One thing that no one’s exactly sure about yet is the value of depth-sensing cameras in future smartphones, but it’s clear that they’re going to play an important role in devices next year. If you’re unfamiliar with the concept, imagine a camera that focuses on 3D rather than 2D, rapidly calculating the device’s distance to multiple objects — and if possible, the background. That depth information can be used to scan real items into 3D versions, create 3D representations of scenes, and map real spaces for “augmented reality” insertion of digital items.
There are different ways to gather depth data, including Google’s latest computational photography tricks, which require only a single regular camera, but using a proper depth sensor (such as the time-of-flight sensors on some high-end Samsung and LG phones) makes a huge difference. Samsung has already shown off an app that can scan a real teddy bear and turn it into an animated 3D object a person can control.

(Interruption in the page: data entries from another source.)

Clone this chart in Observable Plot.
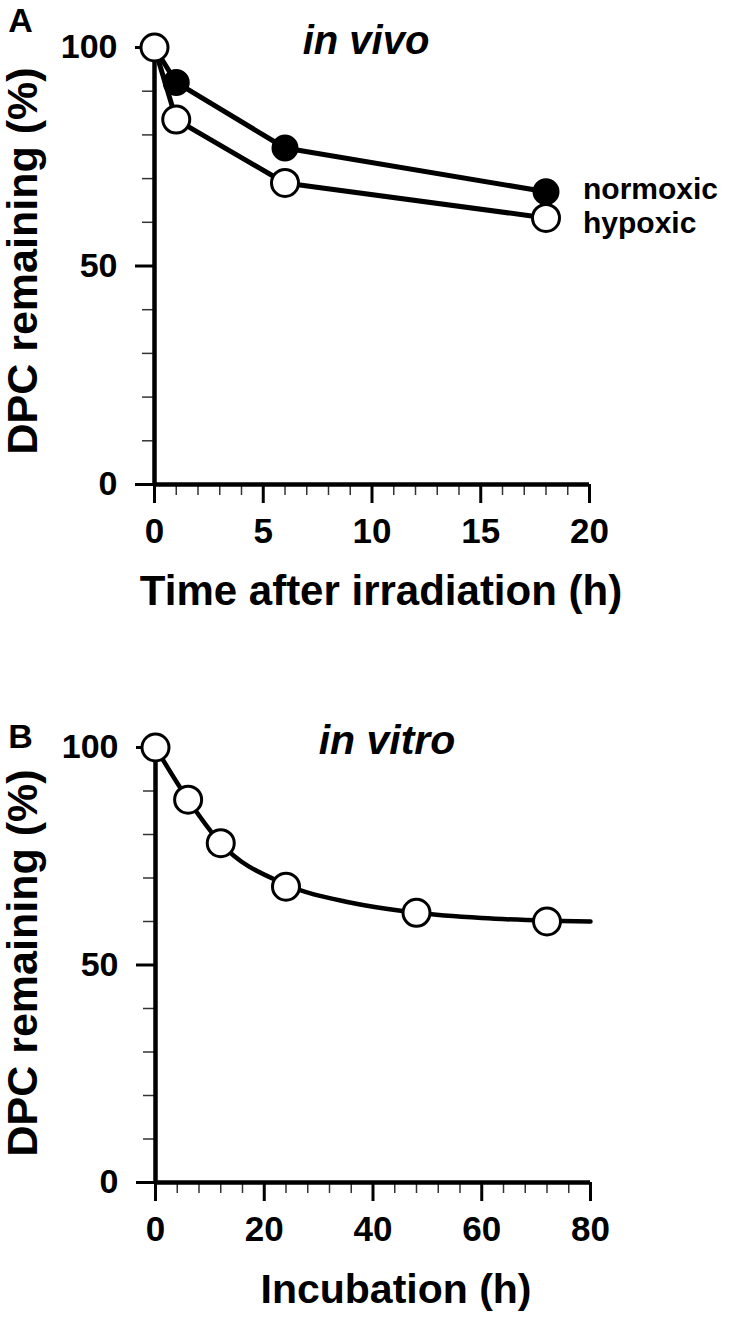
<!DOCTYPE html>
<html><head><meta charset="utf-8">
<script src="https://cdn.jsdelivr.net/npm/d3@7"></script>
<script src="https://cdn.jsdelivr.net/npm/@observablehq/plot@0.6"></script>
<style>
body{margin:0;background:#fff;}
#wrap{position:relative;width:750px;height:1321px;background:#fff;}
#wrap svg{display:block;overflow:visible;}
</style></head><body><div id="wrap"></div>
<script>
// ---- Panel A data (in vivo) ----
const timeA = [0, 1, 6, 18];
const normoxic = [100, 92, 77, 67];
const hypoxic = [100, 83.5, 69, 61];
const seriesNames = ["normoxic", "hypoxic"];
// ---- Panel B data (in vitro) ----
const timeB = [0, 6, 12, 24, 48, 72];
const vitro = [100, 88, 78, 68, 62, 60];
const fitTimeB = [0, 6, 12, 24, 36, 48, 60, 72, 80];
const fitVitro = [100, 88, 78, 68.5, 64.3, 62, 60.8, 60.2, 60];
// ---- ticks ----
const yTicks = [0, 50, 100];
const yMinor = [10, 20, 30, 40, 60, 70, 80, 90];
const xTicksA = [0, 5, 10, 15, 20];
const xMinorA = [1,2,3,4,6,7,8,9,11,12,13,14,16,17,18,19];
const xTicksB = [0, 20, 40, 60, 80];
const xMinorB = [4,8,12,16,24,28,32,36,44,48,52,56,64,68,72,76];
// ---- texts ----
const yTitle = "DPC remaining (%)";
const xTitleA = "Time after irradiation (h)";
const xTitleB = "Incubation (h)";

const FONT = "'Liberation Sans', Arial, Helvetica, sans-serif";
const bold = {fontFamily: FONT, fontWeight: "bold", textAnchor: "middle", lineAnchor: "middle"};

const dataA = [];
timeA.forEach((t, i) => dataA.push({series: seriesNames[0], t, v: normoxic[i]}));
timeA.forEach((t, i) => dataA.push({series: seriesNames[1], t, v: hypoxic[i]}));
const normA = dataA.filter(d => d.series === "normoxic");
const hypoA = dataA.filter(d => d.series === "hypoxic");
const dataB = timeB.map((t, i) => ({t, v: vitro[i]}));
const fitB = fitTimeB.map((t, i) => ({t, v: fitVitro[i]}));

function axes(xMajor, xMinor) {
  return [
    Plot.axisY({ticks: yMinor, tickSize: 12, text: null, strokeWidth: 1.5, stroke: "#333", label: null}),
    Plot.axisY({ticks: yTicks, tickSize: 19, tickPadding: 18, strokeWidth: 3, fontSize: 34, fontFamily: FONT, fontWeight: "bold", label: null}),
    Plot.axisX({ticks: xMinor, tickSize: 11, text: null, strokeWidth: 1.5, stroke: "#333", label: null}),
    Plot.axisX({ticks: xMajor, tickSize: 19, tickPadding: 15, strokeWidth: 3, fontSize: 35, fontFamily: FONT, fontWeight: "bold", label: null}),
    Plot.ruleX([0], {strokeWidth: 4.5}),
    Plot.ruleY([0], {strokeWidth: 4.5})
  ];
}

const plotA = Plot.plot({
  width: 750, height: 660,
  marginLeft: 154, marginRight: 161, marginTop: 47, marginBottom: 176,
  x: {domain: [0, 20]}, y: {domain: [0, 100]},
  style: {fontFamily: FONT, background: "white", overflow: "visible"},
  marks: [
    ...axes(xTicksA, xMinorA),
    Plot.line(dataA, {x: "t", y: "v", z: "series", stroke: "black", strokeWidth: 5}),
    Plot.dot(normA, {x: "t", y: "v", r: 12, fill: "black", stroke: "black", strokeWidth: 3}),
    Plot.dot(hypoA, {x: "t", y: "v", r: 13.5, fill: "white", stroke: "black", strokeWidth: 3}),
    Plot.text(normA, Plot.selectLast({x: "t", y: "v", text: "series", ...bold, textAnchor: "start", dx: 37, dy: -2, fontSize: 30})),
    Plot.text(hypoA, Plot.selectLast({x: "t", y: "v", text: "series", ...bold, textAnchor: "start", dx: 37, dy: 5, fontSize: 30})),
    Plot.text(["in vivo"], {text: d => d, frameAnchor: "top", ...bold, dx: -6, dy: -6, fontSize: 40, fontStyle: "italic"}),
    Plot.text([xTitleA], {text: d => d, frameAnchor: "bottom", ...bold, dx: 9, dy: 107, fontSize: 42}),
    Plot.text([yTitle], {text: d => d, frameAnchor: "left", ...bold, rotate: -90, dx: -131, dy: -5, fontSize: 43}),
    Plot.text(["A"], {text: d => d, frameAnchor: "top-left", ...bold, dx: -134, dy: -26, fontSize: 34})
  ]
});

const plotB = Plot.plot({
  width: 750, height: 661,
  marginLeft: 155, marginRight: 160, marginTop: 87, marginBottom: 139,
  x: {domain: [0, 80]}, y: {domain: [0, 100]},
  style: {fontFamily: FONT, background: "white", overflow: "visible"},
  marks: [
    ...axes(xTicksB, xMinorB),
    Plot.line(fitB, {x: "t", y: "v", stroke: "black", strokeWidth: 4.5, curve: "monotone-x"}),
    Plot.dot(dataB, {x: "t", y: "v", r: 13.5, fill: "white", stroke: "black", strokeWidth: 3}),
    Plot.text(["in vitro"], {text: d => d, frameAnchor: "top", ...bold, dx: 14, dy: -7, fontSize: 41, fontStyle: "italic"}),
    Plot.text([xTitleB], {text: d => d, frameAnchor: "bottom", ...bold, dx: 23, dy: 107, fontSize: 41}),
    Plot.text([yTitle], {text: d => d, frameAnchor: "left", ...bold, rotate: -90, dx: -132, dy: -2, fontSize: 43}),
    Plot.text(["B"], {text: d => d, frameAnchor: "top-left", ...bold, dx: -135, dy: -10, fontSize: 34})
  ]
});

const wrap = document.getElementById("wrap");
wrap.appendChild(plotA);
wrap.appendChild(plotB);
</script></body></html>
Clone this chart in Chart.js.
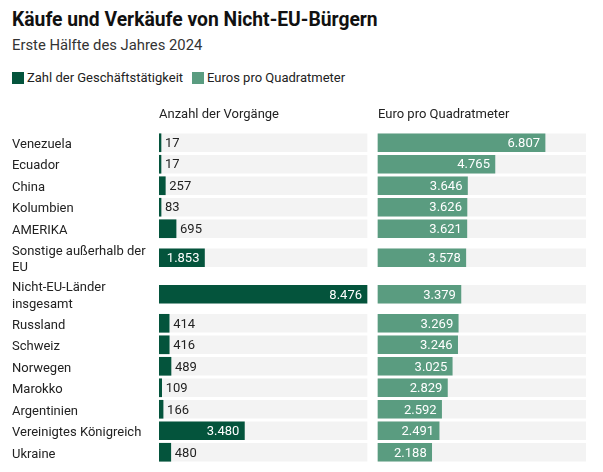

Supply chain rumors have suggested that Apple will be adding a laser-powered depth-sensing camera to the backs of 2020 iPhones, enabling them to scan objects within a 15-foot range. While current iPhones (and iPad Pros) have depth-sensing front TrueDepth cameras, those only work at sub-2-foot distances, so the new design should dramatically expand the number and range of objects iPhones will be able to scan.
When I say that no one’s “exactly” sure how these cameras will pan out in 2020 devices, that’s just because there are questions about how quickly and broadly software will catch up. As Samsung’s teddy bear demo suggests, we’re not far off from using our phones to scan ourselves into realistic 3D avatars that can be easily used for messaging, social networks, and gaming. If depth-sensing cameras become common and useful enough in 2020, we may be on the cusp of something even more monumental than a big step forward for photography and videography. The big question is: Who will be first to introduce the end-to-end solution that makes it as simple and fun to use as the cameras of today?